The level of repression, inconclusively described in some writings about Vietnam, reflects a dilemma facing the CVP. Some of the more dogmatic Vietnamese communist leaders have been hard on the opposition while others have been less heavy-handed because they have acknowledged the rationale behind the opposition’s criticism. Consequently, these different views have resulted in conflicting repression policies. Moreover, the fear of future retribution for exercising severe coercion while recognizing some validity to the critiques leveled by the opposition has had a double effect on the CPV. The government is investing more heavily in the tools of repression while at the same time exercising authoritarianism in a hesitant manner.

On the opposition side, victims of confronting the CPV do not appreciate the extent of government tolerance. Instead, they constantly call attention to the communist government’s harshness. In addition, some writers criticize the severity of CPV repression without comparing it to that of other communist or authoritarian regimes. As a result, critics believe the communists should not be included in a future political system of multi-party governance in Vietnam. In addition, the opposition also points to the CPV’s failure to deal adequately with corruption, thus rendering it ineligible to participate in a democratic electoral system.

So two critical points of this vicious circle can be recognized: the CPV’s dilemma driven by fear of being overthrown and subsequently subject to revenge, and the opposition’s focus on the severity of the party’s repression. If these two points were fully explained, the misunderstanding between both sides might be reduced.

Compared to China (under both Chiang Kai Shek and the Maoists) as well as North Korea, the communist state of Vietnam has been considered weaker and less stable because Vietnam has followed a path of accommodation in which the elites have compromised with each other while China and North Korea’s leaders have engaged in deadly confrontation. By comparison, the communist state of Vietnam has been relatively weak from the beginning due to ideological incongruence and political organizational incoherence.

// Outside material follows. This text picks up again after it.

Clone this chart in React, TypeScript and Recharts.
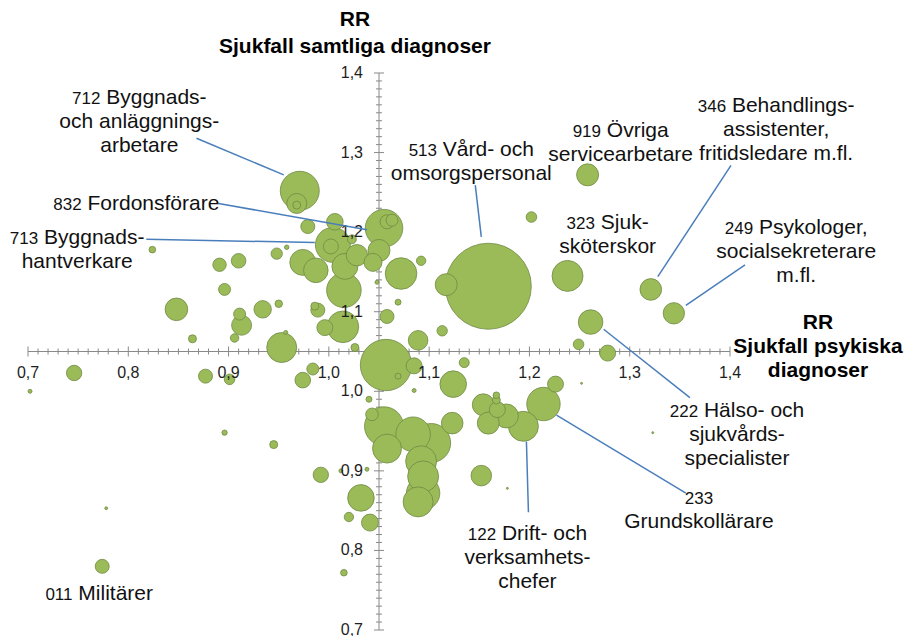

During the recent economic reforms, researchers have also found some important differences in economic transformation in Vietnam and China. Although the two countries reformed their economy without political change, compromises by elites in Vietnam led to a more decentralized system, “fence breaking” in economic terms, and tolerance in political terms. This compromise phenomenon has been less evident in China.

Could it be one of Vietnamese cultural traits? The traits of being less determined, more tolerant, and more prone to compromise have been reinforced since the end of the Vietnam War when people from both sides (north and south) had lived together in the same provinces, villages, or even families. Undoubtedly, the harshness of repression has been duly noted and widely criticized as less civilized. However, considering communist theory’s support for brutally eradicating all other political views, the repression policy as it has been exercised in Vietnam after unification can be considered as relatively lenient.

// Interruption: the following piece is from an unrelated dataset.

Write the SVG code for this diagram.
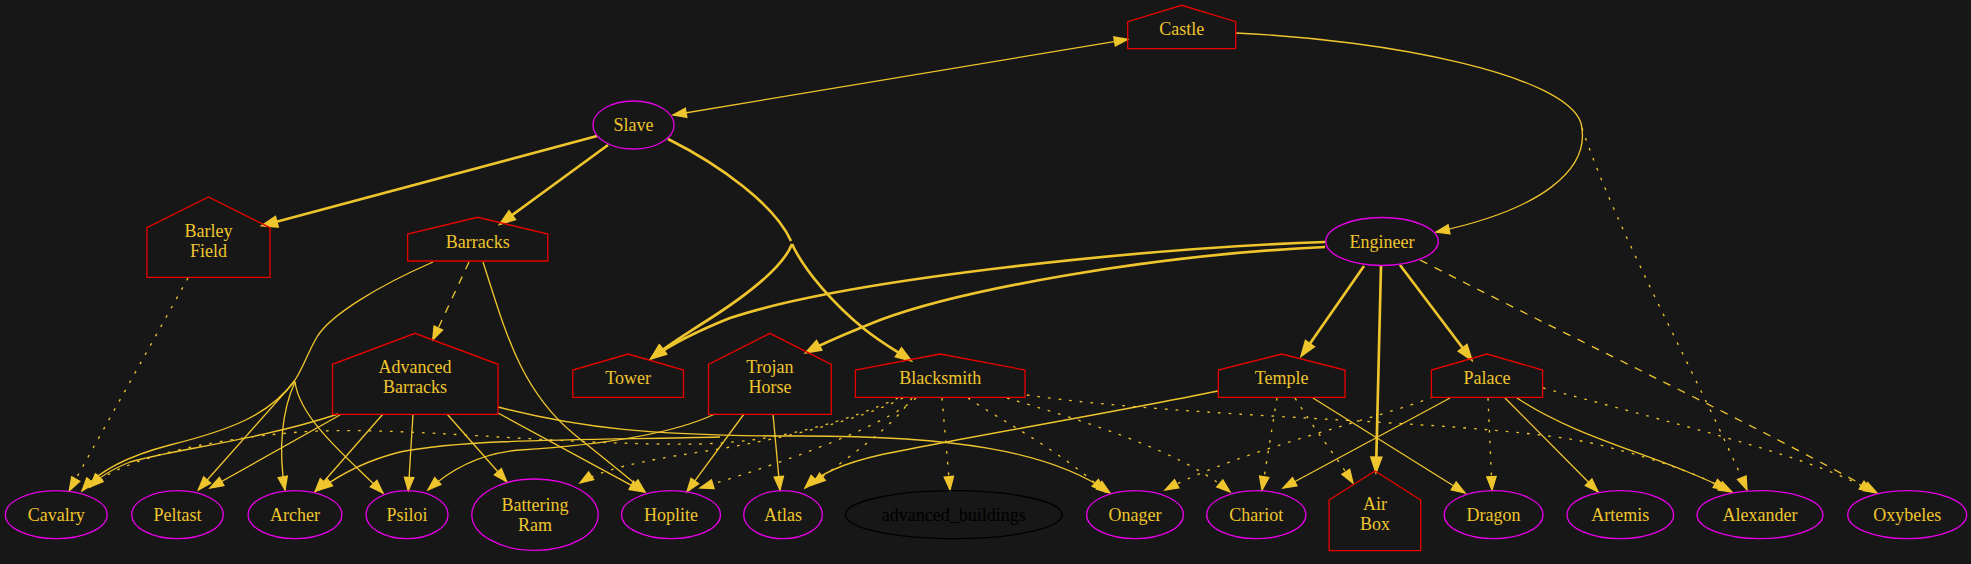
<svg xmlns="http://www.w3.org/2000/svg" width="1971" height="564" viewBox="0 0 1971 564">
<style>
.e{fill:none;stroke:#efc52d;stroke-width:1.33}
.t{stroke-width:2.67}
.dot{stroke-dasharray:2.67 8}
.dash{stroke-dasharray:8 8}
.h{fill:none;stroke:#e60000;stroke-width:1.33}
.u{fill:none;stroke:#e600e6;stroke-width:1.33}
.b{fill:none;stroke:#000;stroke-width:1.33}
text{font-family:"Liberation Serif","Times New Roman",serif;font-size:18px;fill:#efc52d;text-anchor:middle}
text.k{fill:#000}
</style>
<defs>
<marker id="a" markerUnits="userSpaceOnUse" viewBox="-2 -2 18 14" refX="13.3" refY="4.67" markerWidth="18" markerHeight="14" orient="auto" overflow="visible"><path d="M0,0 L13.3,4.67 L0,9.33z" fill="#efc52d" stroke="#efc52d" stroke-width="1.33"/></marker>
<marker id="as" markerUnits="userSpaceOnUse" viewBox="-2 -2 18 14" refX="13.3" refY="4.67" markerWidth="18" markerHeight="14" orient="auto-start-reverse" overflow="visible"><path d="M0,0 L13.3,4.67 L0,9.33z" fill="#efc52d" stroke="#efc52d" stroke-width="1.33"/></marker>
<marker id="at" markerUnits="userSpaceOnUse" viewBox="-3 -3 20 16" refX="13.3" refY="4.67" markerWidth="20" markerHeight="16" orient="auto" overflow="visible"><path d="M0,0 L13.3,4.67 L0,9.33z" fill="#efc52d" stroke="#efc52d" stroke-width="2.67"/></marker>
</defs>
<rect width="1971" height="564" fill="#171717"/>
<g id="edges">
<path class="e" d="M673,115 L1127.7,39.3" marker-start="url(#as)" marker-end="url(#a)"/>
<path class="e" d="M1236,33 C1390,40 1565,75 1581,123 C1592,170 1540,210 1436,232" marker-end="url(#a)"/>
<path class="e dot" d="M1582,128 C1620,240 1700,380 1747,490" marker-end="url(#a)"/>
<path class="e t" d="M597,136 L263.4,225.3" marker-end="url(#at)"/>
<path class="e t" d="M608,145 L501,223.3" marker-end="url(#at)"/>
<path class="e t" d="M668,139 C720,165 775,205 791,241"/>
<path class="e t" d="M792,244 C782,270 740,300 700,325 C680,338 664,348 652,358" marker-end="url(#at)"/>
<path class="e t" d="M792,244 C805,272 835,305 863,328 C880,342 895,350 910,360" marker-end="url(#at)"/>
<path class="e t" d="M1325,242 C1150,248 850,278 730,318 C700,330 670,345 652,358" marker-end="url(#at)"/>
<path class="e t" d="M1325,247 C1150,255 960,290 880,320 C850,332 825,342 807,352" marker-end="url(#at)"/>
<path class="e t" d="M1364,266 L1302,355" marker-end="url(#at)"/>
<path class="e t" d="M1381,266 L1376,471" marker-end="url(#at)"/>
<path class="e t" d="M1400,265 L1471,359" marker-end="url(#at)"/>
<path class="e dash" d="M1420,260 C1600,352 1750,422 1877,493" marker-end="url(#a)"/>
<path class="e dot" d="M188,278 L69.3,490.7" marker-end="url(#a)"/>
<path class="e dash" d="M469,262 L432.7,340" marker-end="url(#a)"/>
<path class="e" d="M483,262 C505,330 520,390 575,435 C600,455 625,475 645,492" marker-end="url(#a)"/>
<path class="e" d="M433,262 C380,285 330,315 317,337 C308,352 303,368 295,380"/>
<path class="e" d="M295,380 C270,415 230,430 170,445 C120,458 95,475 82,491" marker-end="url(#a)"/>
<path class="e" d="M295,381 L198.3,490" marker-end="url(#a)"/>
<path class="e" d="M295,382 C282,410 278,450 285,490" marker-end="url(#a)"/>
<path class="e" d="M295,382 C300,420 350,460 383,493" marker-end="url(#a)"/>
<path class="e" d="M338,414 C260,440 170,450 130,462 C110,470 98,478 90,487" marker-end="url(#a)"/>
<path class="e" d="M340,415 L210,488" marker-end="url(#a)"/>
<path class="e" d="M383,414 L315,491.7" marker-end="url(#a)"/>
<path class="e" d="M413,414 L408.3,490.7" marker-end="url(#a)"/>
<path class="e" d="M447,414 L506.7,481.7" marker-end="url(#a)"/>
<path class="e" d="M498,413 L643,491.7" marker-end="url(#a)"/>
<path class="e" d="M498,407 C580,428 650,436 800,436 C950,436 1050,450 1110,493" marker-end="url(#a)"/>
<path class="e" d="M720,437 C600,440 470,438 400,452 C360,462 335,478 319,490" marker-end="url(#a)"/>
<path class="e" d="M715,414 C670,435 600,445 520,450 C480,453 450,470 428,490" marker-end="url(#a)"/>
<path class="e" d="M744,414 L687,491.7" marker-end="url(#a)"/>
<path class="e" d="M773,414 L780,490" marker-end="url(#a)"/>
<path class="e dot" d="M898,398 C850,420 780,442 700,444 C560,446 400,425 300,432 C200,440 120,460 90,487" marker-end="url(#a)"/>
<path class="e dot" d="M903,398 C860,420 780,440 700,452 C640,461 600,470 580,483" marker-end="url(#a)"/>
<path class="e dot" d="M916,398 C880,430 760,470 700,488" marker-end="url(#a)"/>
<path class="e dot" d="M912,398 C890,430 850,455 812,485" marker-end="url(#a)"/>
<path class="e dot" d="M942,398 L950,490" marker-end="url(#a)"/>
<path class="e dot" d="M968,398 C1000,420 1060,450 1105,492" marker-end="url(#a)"/>
<path class="e dot" d="M1007,398 C1080,420 1180,450 1230,492" marker-end="url(#a)"/>
<path class="e dot" d="M1027,395 C1200,420 1500,420 1600,445 C1660,460 1700,475 1727,490" marker-end="url(#a)"/>
<path class="e" d="M1218,391 C1100,415 950,440 880,455 C840,464 818,475 805,488" marker-end="url(#a)"/>
<path class="e dot" d="M1277,398 L1262,490" marker-end="url(#a)"/>
<path class="e dot" d="M1295,398 C1315,430 1335,455 1353,483" marker-end="url(#a)"/>
<path class="e" d="M1313,398 L1465,493" marker-end="url(#a)"/>
<path class="e dot" d="M1433,397 C1380,418 1240,450 1165,490" marker-end="url(#a)"/>
<path class="e" d="M1450,398 L1283,488" marker-end="url(#a)"/>
<path class="e dot" d="M1488,398 L1492,490" marker-end="url(#a)"/>
<path class="e" d="M1505,398 L1598,491.7" marker-end="url(#a)"/>
<path class="e" d="M1517,398 C1580,440 1660,455 1732,492" marker-end="url(#a)"/>
<path class="e dot" d="M1543,388 C1700,430 1820,460 1873,492" marker-end="url(#a)"/>
</g>
<g id="Castle"><polygon class="h" points="1235.7,48.7 1127.7,48.7 1127.7,21.7 1181.7,5.3 1235.7,21.7"/><text x="1181.7" y="34.5">Castle</text></g>
<g id="Slave"><ellipse class="u" cx="633.5" cy="125" rx="40.6" ry="24"/><text x="633.5" y="131">Slave</text></g>
<g id="BarleyField"><polygon class="h" points="270,277.3 146.9,277.3 146.9,227.7 208.5,197 270,227.7"/><text x="208.5" y="236.5">Barley</text><text x="208.5" y="256.5">Field</text></g>
<g id="Barracks"><polygon class="h" points="547.8,261 407.6,261 407.6,234 477.7,217.3 547.8,234"/><text x="477.7" y="247.5">Barracks</text></g>
<g id="Engineer"><ellipse class="u" cx="1382" cy="241.5" rx="56.3" ry="24"/><text x="1382" y="247.5">Engineer</text></g>
<g id="AdvancedBarracks"><polygon class="h" points="498,414.3 332.5,414.3 332.5,364.3 415,333.3 498,364.3"/><text x="415" y="373">Advanced</text><text x="415" y="393">Barracks</text></g>
<g id="Tower"><polygon class="h" points="683.5,397.3 572.8,397.3 572.8,370 628.2,354 683.5,370"/><text x="628.2" y="383.5">Tower</text></g>
<g id="TrojanHorse"><polygon class="h" points="831.3,414.3 708.5,414.3 708.5,364.3 769.9,333.3 831.3,364.3"/><text x="769.9" y="373">Trojan</text><text x="769.9" y="393">Horse</text></g>
<g id="Blacksmith"><polygon class="h" points="1025,397.3 855.4,397.3 855.4,370 940.2,354 1025,370"/><text x="940.2" y="383.5">Blacksmith</text></g>
<g id="Temple"><polygon class="h" points="1345,397.3 1218.3,397.3 1218.3,370 1281.7,354 1345,370"/><text x="1281.7" y="383.5">Temple</text></g>
<g id="Palace"><polygon class="h" points="1542.6,397.3 1431.4,397.3 1431.4,370 1487,354 1542.6,370"/><text x="1487" y="383.5">Palace</text></g>
<g id="Cavalry"><ellipse class="u" cx="56.3" cy="514.7" rx="50.9" ry="24"/><text x="56.3" y="520.5">Cavalry</text></g>
<g id="Peltast"><ellipse class="u" cx="177.5" cy="514.7" rx="45.8" ry="24"/><text x="177.5" y="520.5">Peltast</text></g>
<g id="Archer"><ellipse class="u" cx="295" cy="514.7" rx="46.9" ry="24"/><text x="295" y="520.5">Archer</text></g>
<g id="Psiloi"><ellipse class="u" cx="407" cy="514.7" rx="41" ry="24"/><text x="407" y="520.5">Psiloi</text></g>
<g id="BatteringRam"><ellipse class="u" cx="535" cy="514.7" rx="63.2" ry="35.7"/><text x="535" y="510.5">Battering</text><text x="535" y="530.5">Ram</text></g>
<g id="Hoplite"><ellipse class="u" cx="671" cy="514.7" rx="49.5" ry="24"/><text x="671" y="520.5">Hoplite</text></g>
<g id="Atlas"><ellipse class="u" cx="783" cy="514.7" rx="39.3" ry="24"/><text x="783" y="520.5">Atlas</text></g>
<g id="advanced_buildings"><ellipse class="b" cx="953.8" cy="514.7" rx="108.3" ry="24"/><text class="k" x="953.8" y="520.5">advanced_buildings</text></g>
<g id="Onager"><ellipse class="u" cx="1135" cy="514.7" rx="48.4" ry="24"/><text x="1135" y="520.5">Onager</text></g>
<g id="Chariot"><ellipse class="u" cx="1256.3" cy="514.7" rx="49.6" ry="24"/><text x="1256.3" y="520.5">Chariot</text></g>
<g id="AirBox"><polygon class="h" points="1420.7,550.7 1329.1,550.7 1329.1,500 1375,471 1420.7,500"/><text x="1375" y="510">Air</text><text x="1375" y="530">Box</text></g>
<g id="Dragon"><ellipse class="u" cx="1493.6" cy="514.7" rx="49.4" ry="24"/><text x="1493.6" y="520.5">Dragon</text></g>
<g id="Artemis"><ellipse class="u" cx="1620.3" cy="514.7" rx="53.3" ry="24"/><text x="1620.3" y="520.5">Artemis</text></g>
<g id="Alexander"><ellipse class="u" cx="1760" cy="514.7" rx="63" ry="24"/><text x="1760" y="520.5">Alexander</text></g>
<g id="Oxybeles"><ellipse class="u" cx="1907.2" cy="514.7" rx="59.5" ry="24"/><text x="1907.2" y="520.5">Oxybeles</text></g>
</svg>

Although Vietnam has a communist party state, it lacks the authoritarian strength and ideological cohesion to be brutal enough to totally repress the opposition. In short, the dilemma of the Vietnamese communist government in exercising repression might have resulted from the country’s unique development and been reinforced by the unification of the north and south and the subsequent process of economic reform. The level of brutality in Vietnam has been much lower and the policies less repressive and more tolerant than in other East Asian states like China and North Korea. Consequently, it can be assumed that the Vietnamese communist leaders’ fear of retaliation if they were to share power with the opposition is not totally convincing.

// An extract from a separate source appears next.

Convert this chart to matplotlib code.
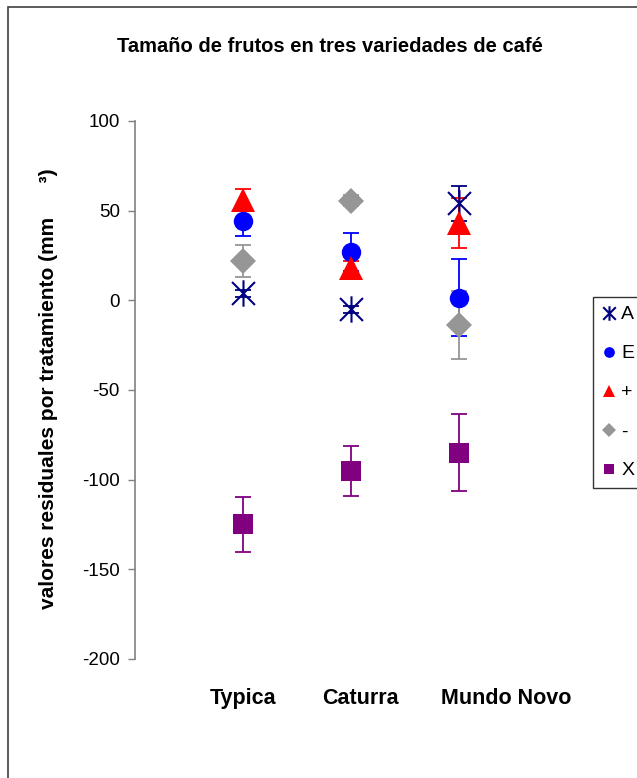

Therefore, the fact that Vietnam lacks a cohesive ideological party brutal enough to repress the opposition in her cultural context can be considered a very positive, favorable factor for a long term democratic system. In addition, if the political tolerance of the government is fairly evaluated, it would pave the way for the opposition to accept the CPV in the establishment of a multi-party political system. With public recognition for the past relatively tolerant policies of the CPV, the party can be fairly confident that it will not face possible retribution from the public and the opposition.

A thinking-outside-the-box perspective as outlined above is needed to explore the perceptions of the CPV about the consequences of power sharing and of the opposition about possible cooperation with the CPV. Accordingly, a multi-party political system as a democratic model in which the CPV plays a dominant role could be an appropriate — albeit idealistic — model, given that the transformation from one-party state to a fully democratic multi-party state has few examples worldwide.

Dr. Trien Vinh Le is a visiting scholar at the Sigur Center for Asian Studies, George Washington University in Washington, D.C.